「ナイトメア・ファミリー」七野ワビせんインタビュー|救いを求める人々に、幸せを売り歩く“疑似家族”七野ワビせんが問いかける家族の姿、幸せの在り方

上手に立ち上がれるなら、宗教もいいじゃないか

──「ナイトメア・ファミリー」では、家族とはまた違う“つながり”として、宗教というものも描かれますよね。「ハカセの失敗」にはなかった要素でもあるかと思うのですが、これについても考えをお話しいただけますか。

第2話より、美月が月人会の思想を語るシーン。

自分としては、神様がいるとしても見えないし、見えないものは確認しようがないからわからないって持論があるんですけど、じゃあ神様って何かという部分を突き詰めたとき、それは人間そのものだと思っていて。小さな宗教も、世界中に広がっている大きな宗教も、もとを辿ればある人間の語りを信じているだけだと思うんですよ。目に見えない偉大な存在があるとか、とある石が素晴らしいんだとか、内容や呼び方はいろいろですが、誰かそれを言い出した人がいて、それを信じるのかってだけな気がします。極端な話、オタクと呼ばれる人たちが「推し」と言ってアイドルやキャラクターを崇拝するのも、ある意味では宗教じゃないですか。神様に対して何かを捧げることで、幸福感や救いを得る。もちろんいろんな考え方があるので、あくまで自分にとってはですけど。

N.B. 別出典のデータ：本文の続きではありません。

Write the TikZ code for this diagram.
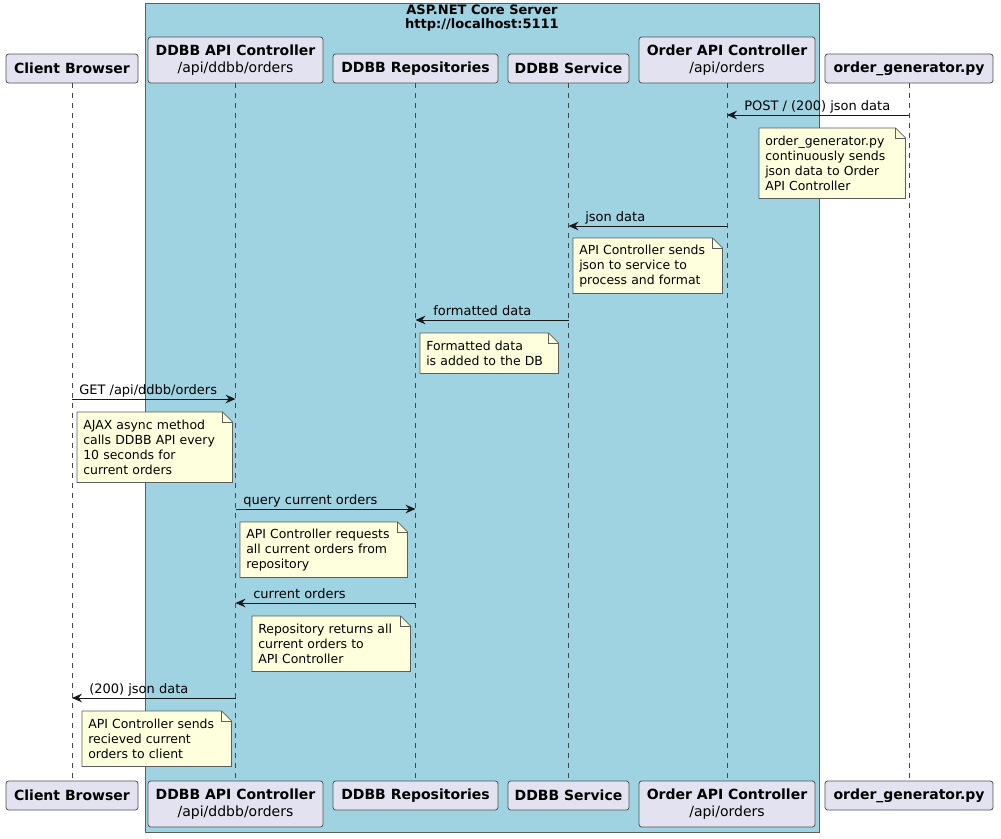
\documentclass[tikz,border=0pt]{standalone}
\usepackage{fontspec}
\setmainfont{DejaVu Sans}
\usetikzlibrary{arrows.meta,backgrounds}
\definecolor{srvblue}{RGB}{159,211,225}
\definecolor{partfill}{HTML}{E2E2F0}
\definecolor{notefill}{HTML}{FEFFDD}
\definecolor{edge}{HTML}{181818}

\begin{document}
\begin{tikzpicture}
[x=0.75pt,y=-0.75pt,
%%%%%%%%%%%%%%%%%%%%%%%%%%%%%%
part/.style={rectangle,rounded corners=2pt,draw=edge!75,line width=0.6pt,fill=partfill,minimum height=21.75pt,inner sep=0pt,align=center,font=\fontsize{10.5}{12.4}\selectfont},
twoline/.style={minimum height=34.5pt},
life/.style={draw=edge!80,line width=0.5pt,dash pattern=on 3.75pt off 3.75pt},
msg/.style={draw=edge,line width=0.75pt,-{Stealth[length=7.5pt,width=6.5pt,inset=2.5pt]}},
lbl/.style={anchor=base west,inner sep=0pt,font=\fontsize{9.75}{11.25}\selectfont},
note/.style={anchor=north west,inner xsep=4.5pt,inner ysep=0pt,align=left,font=\fontsize{9.35}{11.2}\selectfont},
fold/.style={draw=edge!70,line width=0.5pt,fill=notefill,line join=miter},
]%%%%%%%%%%%%%%%%%%%%%%%%%%%%%%
\useasboundingbox (0,0) rectangle (1001,839);

\begin{scope}[on background layer]
\filldraw[fill=srvblue,draw=edge!70,line width=0.6pt] (145,3) rectangle (819,832);
\end{scope}
\node[anchor=north,inner sep=0pt,align=center,font=\fontsize{9.75}{10.5}\selectfont\bfseries] (srv) at (482,5) {ASP.NET Core Server\\http://localhost:5111};

% participants, top
\node[part,minimum width=99pt] (cb) at (72,68.5) {\bfseries Client Browser};
\node[part,twoline,minimum width=131.25pt] (dac) at (235.5,60) {\bfseries DDBB API Controller\\/api/ddbb/orders};
\node[part,minimum width=123.75pt] (rep) at (415.5,68.5) {\bfseries DDBB Repositories};
\node[part,minimum width=90.75pt] (svc) at (568.5,68.5) {\bfseries DDBB Service};
\node[part,twoline,minimum width=132pt] (oac) at (727,60) {\bfseries Order API Controller\\/api/orders};
\node[part,minimum width=126pt] (gen) at (909,68.5) {\bfseries order\_generator.py};

% participants, bottom
\node[part,minimum width=99pt] (cb-bot) at (72,795.5) {\bfseries Client Browser};
\node[part,twoline,minimum width=131.25pt] (dac-bot) at (235.5,804) {\bfseries DDBB API Controller\\/api/ddbb/orders};
\node[part,minimum width=123.75pt] (rep-bot) at (415.5,795.5) {\bfseries DDBB Repositories};
\node[part,minimum width=90.75pt] (svc-bot) at (568.5,795.5) {\bfseries DDBB Service};
\node[part,twoline,minimum width=132pt] (oac-bot) at (727,804) {\bfseries Order API Controller\\/api/orders};
\node[part,minimum width=126pt] (gen-bot) at (909,795.5) {\bfseries order\_generator.py};

\foreach \p in {cb,dac,rep,svc,oac,gen}
\draw[life] (\p) -- (\p-bot);

% message rows
\coordinate (y1) at (0,115);
\coordinate (y2) at (0,226);
\coordinate (y3) at (0,320);
\coordinate (y4) at (0,399);
\coordinate (y5) at (0,509);
\coordinate (y6) at (0,603);
\coordinate (y7) at (0,698);

\draw[msg] (gen |- y1) -- (oac |- y1);
\draw[msg] (oac |- y2) -- (svc |- y2);
\draw[msg] (svc |- y3) -- (rep |- y3);
\draw[msg] (cb |- y4) -- (dac |- y4);
\draw[msg] (dac |- y5) -- (rep |- y5);
\draw[msg] (rep |- y6) -- (dac |- y6);
\draw[msg] (dac |- y7) -- (cb |- y7);

\node[lbl] (l1) at (744,110.5) {POST / (200) json data};
\node[lbl] (l2) at (585,221.5) {json data};
\node[lbl] (l3) at (433,315.5) {formatted data};
\node[lbl] (l4) at (79,394.5) {GET /api/ddbb/orders};
\node[lbl] (l5) at (243,504.5) {query current orders};
\node[lbl] (l6) at (253,598.5) {current orders};
\node[lbl] (l7) at (89,693.5) {(200) json data};

% notes
\node[note,text width=100.5pt,minimum height=52.5pt] (n1) at (759,128) {order\_generator.py\\continuously sends\\json data to Order\\API Controller};
\node[note,text width=102.75pt,minimum height=41.25pt] (n2) at (573,238) {API Controller sends\\json to service to\\process and format};
\node[note,text width=94.5pt,minimum height=30pt] (n3) at (420,333) {Formatted data\\is added to the DB};
\node[note,text width=107.25pt,minimum height=52.5pt] (n4) at (77,412) {AJAX async method\\calls DDBB API every\\10 seconds for\\current orders};
\node[note,text width=116.25pt,minimum height=41.25pt] (n5) at (240,522) {API Controller requests\\all current orders from\\repository};
\node[note,text width=109.5pt,minimum height=41.25pt] (n6) at (252,616) {Repository returns all\\current orders to\\API Controller};
\node[note,text width=102.75pt,minimum height=41.25pt] (n7) at (82,711) {API Controller sends\\recieved current\\orders to client};

\begin{scope}[on background layer]
\foreach \i in {1,...,7}
\filldraw[fold] (n\i.north west) -- ([xshift=-7.5pt]n\i.north east) -- ([yshift=-7.5pt]n\i.north east) -- (n\i.south east) -- (n\i.south west) -- cycle;
\end{scope}
\foreach \i in {1,...,7}
\draw[fold,fill=none] ([xshift=-7.5pt]n\i.north east) -- ([xshift=-7.5pt,yshift=-7.5pt]n\i.north east) -- ([yshift=-7.5pt]n\i.north east);
\end{tikzpicture}
\end{document}
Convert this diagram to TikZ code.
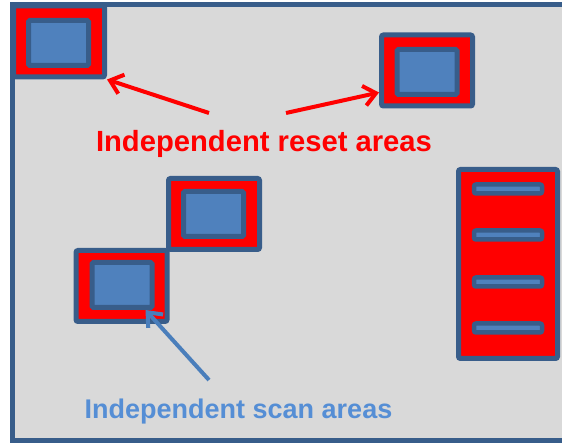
\documentclass[tikz,border=0pt]{standalone}
\usepackage{fontspec}
\setmainfont{Liberation Sans}
\usetikzlibrary{arrows.meta}
\definecolor{frameblue}{HTML}{385D8A}
\definecolor{fillblue}{HTML}{4F81BD}
\definecolor{panelgray}{HTML}{D9D9D9}
\definecolor{scanblue}{HTML}{558ED5}
\definecolor{arrowblue}{HTML}{4A7EBB}
\tikzstyle{resetbox} = [draw=frameblue, fill=red, line width=5pt, rounded corners=2pt, minimum width=91pt, minimum height=71pt, inner sep=0pt]
\tikzstyle{scanbox} = [draw=frameblue, fill=fillblue, line width=5pt, rounded corners=1.5pt, minimum width=60pt, minimum height=45pt, inner sep=0pt]
\tikzstyle{bar} = [draw=frameblue, fill=fillblue, line width=4.5pt, rounded corners=2pt, minimum width=68pt, minimum height=9pt, inner sep=0pt]
\tikzstyle{redarrow} = [draw=red, line width=4pt, -{Straight Barb[length=12pt,width=20pt]}]
\tikzstyle{bluearrow} = [draw=arrowblue, line width=4pt, -{Straight Barb[length=12pt,width=20pt]}]
\tikzstyle{label} = [font=\bfseries\fontsize{29.2}{34}\selectfont, anchor=base, inner sep=0pt]

\begin{document}
\begin{tikzpicture}[x=1pt,y=-1pt]
\useasboundingbox (0,0) rectangle (562,443);
\draw[draw=frameblue, fill=panelgray, line width=5pt] (12.5,5) rectangle (570,440.5);

\node[resetbox] (r1) at (59,41.5) {};
\node[scanbox] (s1) at (58.5,43) {};
\node[resetbox] (r2) at (427,70.5) {};
\node[scanbox] (s2) at (427,72) {};
\node[resetbox] (r3) at (214,214) {};
\node[scanbox] (s3) at (213.5,214) {};
\node[resetbox] (r4) at (121.5,286) {};
\node[scanbox] (s4) at (122,285) {};

\node[resetbox, minimum width=99pt, minimum height=189pt] (r5) at (508,264) {};
\foreach \y [count=\i] in {189,235,282,328}
  \node[bar] (bar\i) at (508,\y) {};

\node[label, text=red] (resettxt) at (264,152) {Independent reset areas};
\node[label, text=scanblue, font=\bfseries\fontsize{27}{32}\selectfont] (scantxt) at (238.5,418) {Independent scan areas};

\coordinate (t1) at (209,113);
\coordinate (t2) at (286,113);
\coordinate (t3) at (209,380);
\draw[redarrow] (t1) -- (r1.south east);
\draw[redarrow] (t2) -- ([yshift=-22pt]r2.west);
\draw[bluearrow] (t3) -- ([xshift=-9pt]s4.south east);
\end{tikzpicture}
\end{document}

──「幸せになる」「救われる」といった側面をもう少しお聞きしたいです。

自分が苦しかったり、迷ったりしているときに、誰かに「こうしたらいいよ」って言ってもらえたら、楽になれるじゃないですか。そのとき誰の言葉に耳を傾けるのか、何を信じるか、宗教もその選択肢の1つですよね。人間は自然界の動物たちとは違う脅威に囲まれているので、それから逃れようとするときに、人と人で寄り添って孤独を癒やすことは必要だなって思うんです。宗教って言われると、それだけでちょっと悪いイメージを持ってしまったり、どこか構えてしまったりするところもありますよね。でも上手に頼って、上手に立ち上がることができるなら、それでいいんじゃないかと思います。

第6話より。

──なるほど。うまく利用するぶんにはいいものであると。

ただ、世の中にはそれを悪用する人もやっぱりいるわけですから、信じ過ぎて盲目的になってしまうのは危険ですよね。でもそれは宗教に限らず、人を信じることってリスキーな部分はあると思います。甘い言葉には気を付けようっていう、それだけの話ですよね。

ぜひ「ハカセの失敗」と、見比べて楽しんで

──最後に、まだ「ナイトメア・ファミリー」を読んだことがない人に、メッセージをいただけますか。

もちろんいろんな人に読んでほしいんですけど、ぜひ手に取っていただきたいと思っている人のタイプが2つあって。まず1つは「ハカセの失敗」を読んでくれた人。キャラクターの思想も造形も、「ハカセの失敗」と近いキャラクターが出てきつつ、違う物語になっていきますので、照らし合わせながら読んでほしいです。もう1つは、モヤモヤするものに対して、何かを言いたい人。「ナイトメア・ファミリー」の登場人物は、不完全で心が弱い人ばかりなんですよね。マンガの中ではキャラクターがニコニコ笑っていたり、いい話みたいに描かれていたりする部分も多いんですけど、読む人によっては「そんなのは偽善だ」とか、「これってよくないんじゃないの」とか、いろんな意見があると思うので、それを思い切りぶつけてもらえたら。マンガを通して、幸せってなんだろうか、家族ってなんだろうかって、自分の考えを確かめたり、深めたりする作業ができたらって思っています。

──ありがとうございます! ちなみに2巻ではどんな展開が待っているんでしょうか。

読者の「こうかな?」という予想を、いい意味で裏切っていくと思います。「えっ、こうなるの?」と驚くような展開になると思うので、ぜひ楽しみにしていてほしいです。

1巻のカバーに使われたイラスト。